A is for Ampere, Nvidia A100's Public Debut

NOTE:  The publication of this episode was delayed due to the untimely passing of our partner and pal Rich Brueckner. So what we’re announcing as "breaking news" isn’t so fresh today, but our takes on what NVIDIA’s new A100 processor brings to the table are still valid. 


Breaking News! This special edition of RadioFreeHPC takes a deep dive into NVIDIA’s spanking new A100 GPU – which is an impressive achievement in processor-dom. The new chip is built with a 7nm process and weighs in at a hefty 54 billion transistors and capped at 400 Watts. It sports 6,912 FP32 CUDA cores, 3,456 FP64 CUDA cores and 422 Tensor cores.
This 8th generation GPU, using what the company calls its Ampere technology, is a replacement for both their V100 GPU and Turing T4 processors, giving the company a single platform for both AI training and inferencing.
We talk about the specs of the A100, breaking down its game both in terms of typical HPC FP64 processing and FP32 (and lower precision) computing for AI workloads. On the HPC side, the new GPU seems to offer an across the board 25% speedup, which is substantial. But the A100 really shines when it comes to tensor core performance which the company reports at an average speed up of 10x on Tensor Core 32 bit vs. V100 FP32.

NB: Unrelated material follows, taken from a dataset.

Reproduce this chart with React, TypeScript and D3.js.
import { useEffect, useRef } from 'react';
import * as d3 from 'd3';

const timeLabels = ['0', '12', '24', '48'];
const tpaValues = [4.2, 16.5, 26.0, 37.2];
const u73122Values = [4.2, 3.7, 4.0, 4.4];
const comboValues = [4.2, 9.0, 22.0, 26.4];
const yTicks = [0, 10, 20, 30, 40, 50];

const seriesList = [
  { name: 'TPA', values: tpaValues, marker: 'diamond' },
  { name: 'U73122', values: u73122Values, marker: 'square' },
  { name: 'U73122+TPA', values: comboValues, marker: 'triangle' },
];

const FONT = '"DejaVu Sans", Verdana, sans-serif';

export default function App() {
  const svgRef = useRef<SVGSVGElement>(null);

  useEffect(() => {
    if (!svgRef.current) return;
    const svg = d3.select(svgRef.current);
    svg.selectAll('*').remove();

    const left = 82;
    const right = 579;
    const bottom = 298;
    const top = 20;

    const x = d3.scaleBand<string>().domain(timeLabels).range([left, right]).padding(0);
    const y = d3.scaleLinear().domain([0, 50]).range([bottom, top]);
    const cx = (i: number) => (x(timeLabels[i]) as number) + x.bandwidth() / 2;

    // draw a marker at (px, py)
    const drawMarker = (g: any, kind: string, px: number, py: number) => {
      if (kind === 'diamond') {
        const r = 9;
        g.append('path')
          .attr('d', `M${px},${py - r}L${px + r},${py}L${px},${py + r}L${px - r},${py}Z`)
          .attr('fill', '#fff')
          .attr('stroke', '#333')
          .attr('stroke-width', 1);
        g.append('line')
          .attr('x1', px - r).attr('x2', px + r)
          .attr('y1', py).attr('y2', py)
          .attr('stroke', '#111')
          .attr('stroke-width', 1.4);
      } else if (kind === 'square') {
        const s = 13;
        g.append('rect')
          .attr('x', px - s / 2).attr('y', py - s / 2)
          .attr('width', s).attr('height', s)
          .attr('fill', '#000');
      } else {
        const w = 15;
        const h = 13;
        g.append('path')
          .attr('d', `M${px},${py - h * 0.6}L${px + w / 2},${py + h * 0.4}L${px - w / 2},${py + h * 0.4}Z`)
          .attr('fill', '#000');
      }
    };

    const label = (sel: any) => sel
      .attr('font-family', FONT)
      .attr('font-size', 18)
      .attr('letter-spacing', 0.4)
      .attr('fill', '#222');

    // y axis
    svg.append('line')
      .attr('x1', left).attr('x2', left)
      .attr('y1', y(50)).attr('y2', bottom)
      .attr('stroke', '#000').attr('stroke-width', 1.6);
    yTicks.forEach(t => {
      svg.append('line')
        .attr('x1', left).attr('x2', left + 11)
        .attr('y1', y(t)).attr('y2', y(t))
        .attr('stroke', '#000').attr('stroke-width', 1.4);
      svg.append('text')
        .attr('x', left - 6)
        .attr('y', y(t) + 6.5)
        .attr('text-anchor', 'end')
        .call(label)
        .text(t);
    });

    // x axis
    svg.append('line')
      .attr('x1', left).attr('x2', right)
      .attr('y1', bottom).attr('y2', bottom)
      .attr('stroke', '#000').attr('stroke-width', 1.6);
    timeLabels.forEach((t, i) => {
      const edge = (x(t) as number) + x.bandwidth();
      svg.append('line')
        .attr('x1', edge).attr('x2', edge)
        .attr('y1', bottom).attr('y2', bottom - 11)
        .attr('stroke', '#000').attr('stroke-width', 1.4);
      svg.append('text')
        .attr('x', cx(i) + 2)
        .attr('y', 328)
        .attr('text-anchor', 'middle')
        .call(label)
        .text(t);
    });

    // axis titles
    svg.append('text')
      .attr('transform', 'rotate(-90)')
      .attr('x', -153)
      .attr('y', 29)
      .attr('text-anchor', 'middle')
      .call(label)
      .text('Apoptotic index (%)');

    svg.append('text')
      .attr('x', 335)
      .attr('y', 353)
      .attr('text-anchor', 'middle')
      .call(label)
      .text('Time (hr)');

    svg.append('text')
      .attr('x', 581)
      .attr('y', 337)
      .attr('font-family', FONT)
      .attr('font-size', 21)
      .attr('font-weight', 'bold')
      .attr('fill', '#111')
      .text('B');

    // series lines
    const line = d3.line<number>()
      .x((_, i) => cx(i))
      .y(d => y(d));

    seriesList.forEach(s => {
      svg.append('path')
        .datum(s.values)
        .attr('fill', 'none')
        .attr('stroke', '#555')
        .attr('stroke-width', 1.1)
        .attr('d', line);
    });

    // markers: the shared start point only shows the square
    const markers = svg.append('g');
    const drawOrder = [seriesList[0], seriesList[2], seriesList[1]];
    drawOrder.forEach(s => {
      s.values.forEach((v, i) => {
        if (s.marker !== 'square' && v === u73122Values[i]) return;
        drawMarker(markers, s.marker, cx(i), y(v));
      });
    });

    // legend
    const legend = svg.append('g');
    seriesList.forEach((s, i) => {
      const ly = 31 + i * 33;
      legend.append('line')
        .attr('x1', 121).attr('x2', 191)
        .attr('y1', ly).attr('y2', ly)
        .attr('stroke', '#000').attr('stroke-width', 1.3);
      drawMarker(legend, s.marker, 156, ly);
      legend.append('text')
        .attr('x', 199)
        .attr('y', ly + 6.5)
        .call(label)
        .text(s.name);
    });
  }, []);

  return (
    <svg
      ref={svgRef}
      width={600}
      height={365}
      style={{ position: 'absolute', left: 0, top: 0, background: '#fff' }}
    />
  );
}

New features of the A100 include Sparsity (a mechanism that doubles sparse matrix performance), a much speedier NVLink (2x), and a hardware feature that allows the A100 to be partitioned into as many as 7 GPU instances to support individual workloads.
All in all, this is an amazing new processor, a behemoth large and hot, but so fast, chip that is heavily tilted towards new AI and Tensor workloads with a passing but welcome nod to 64-bit HPC apps.